• **Rows**:
<<<<

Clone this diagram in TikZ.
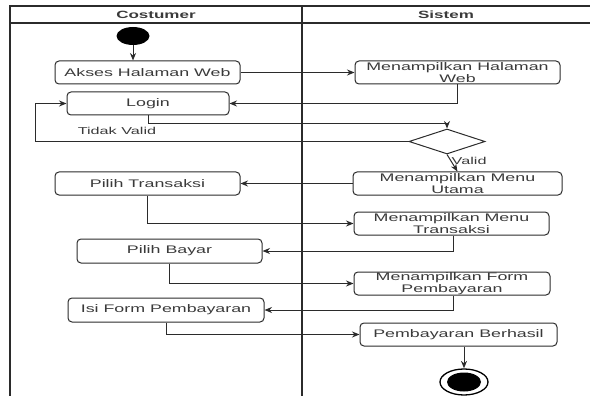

>>>>
<<<<

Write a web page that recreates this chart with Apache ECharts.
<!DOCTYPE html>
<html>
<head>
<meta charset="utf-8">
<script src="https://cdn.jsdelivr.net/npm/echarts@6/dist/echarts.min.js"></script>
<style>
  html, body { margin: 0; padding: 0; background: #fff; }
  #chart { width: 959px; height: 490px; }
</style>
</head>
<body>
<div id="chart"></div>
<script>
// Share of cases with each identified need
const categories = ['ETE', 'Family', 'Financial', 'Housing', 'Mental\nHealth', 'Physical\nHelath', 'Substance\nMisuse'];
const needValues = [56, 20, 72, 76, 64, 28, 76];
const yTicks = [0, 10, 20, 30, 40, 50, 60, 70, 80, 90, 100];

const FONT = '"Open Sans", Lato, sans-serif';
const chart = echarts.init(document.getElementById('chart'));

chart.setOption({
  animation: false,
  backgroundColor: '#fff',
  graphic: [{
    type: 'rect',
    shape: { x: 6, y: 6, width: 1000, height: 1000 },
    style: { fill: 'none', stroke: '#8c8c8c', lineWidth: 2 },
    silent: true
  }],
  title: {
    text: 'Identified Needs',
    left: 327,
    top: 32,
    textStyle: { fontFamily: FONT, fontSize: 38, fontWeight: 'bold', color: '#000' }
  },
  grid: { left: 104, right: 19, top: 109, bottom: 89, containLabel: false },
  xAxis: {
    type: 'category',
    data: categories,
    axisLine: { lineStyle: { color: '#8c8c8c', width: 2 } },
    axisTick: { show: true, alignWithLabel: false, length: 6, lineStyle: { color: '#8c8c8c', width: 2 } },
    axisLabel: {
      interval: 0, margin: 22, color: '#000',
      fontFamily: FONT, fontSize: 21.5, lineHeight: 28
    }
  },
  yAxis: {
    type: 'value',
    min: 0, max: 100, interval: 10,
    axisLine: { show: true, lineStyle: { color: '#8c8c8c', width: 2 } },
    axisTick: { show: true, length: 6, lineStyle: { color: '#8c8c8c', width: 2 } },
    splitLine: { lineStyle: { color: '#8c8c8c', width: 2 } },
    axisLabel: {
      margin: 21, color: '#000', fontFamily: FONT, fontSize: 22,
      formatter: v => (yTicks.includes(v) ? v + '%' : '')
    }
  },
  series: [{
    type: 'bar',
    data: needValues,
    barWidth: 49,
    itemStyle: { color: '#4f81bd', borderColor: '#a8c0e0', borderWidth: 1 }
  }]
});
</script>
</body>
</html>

>>>>

Of the lines in the data, how many contain the word "this"? Provide the number and nothing further.

• **Final answer**:
2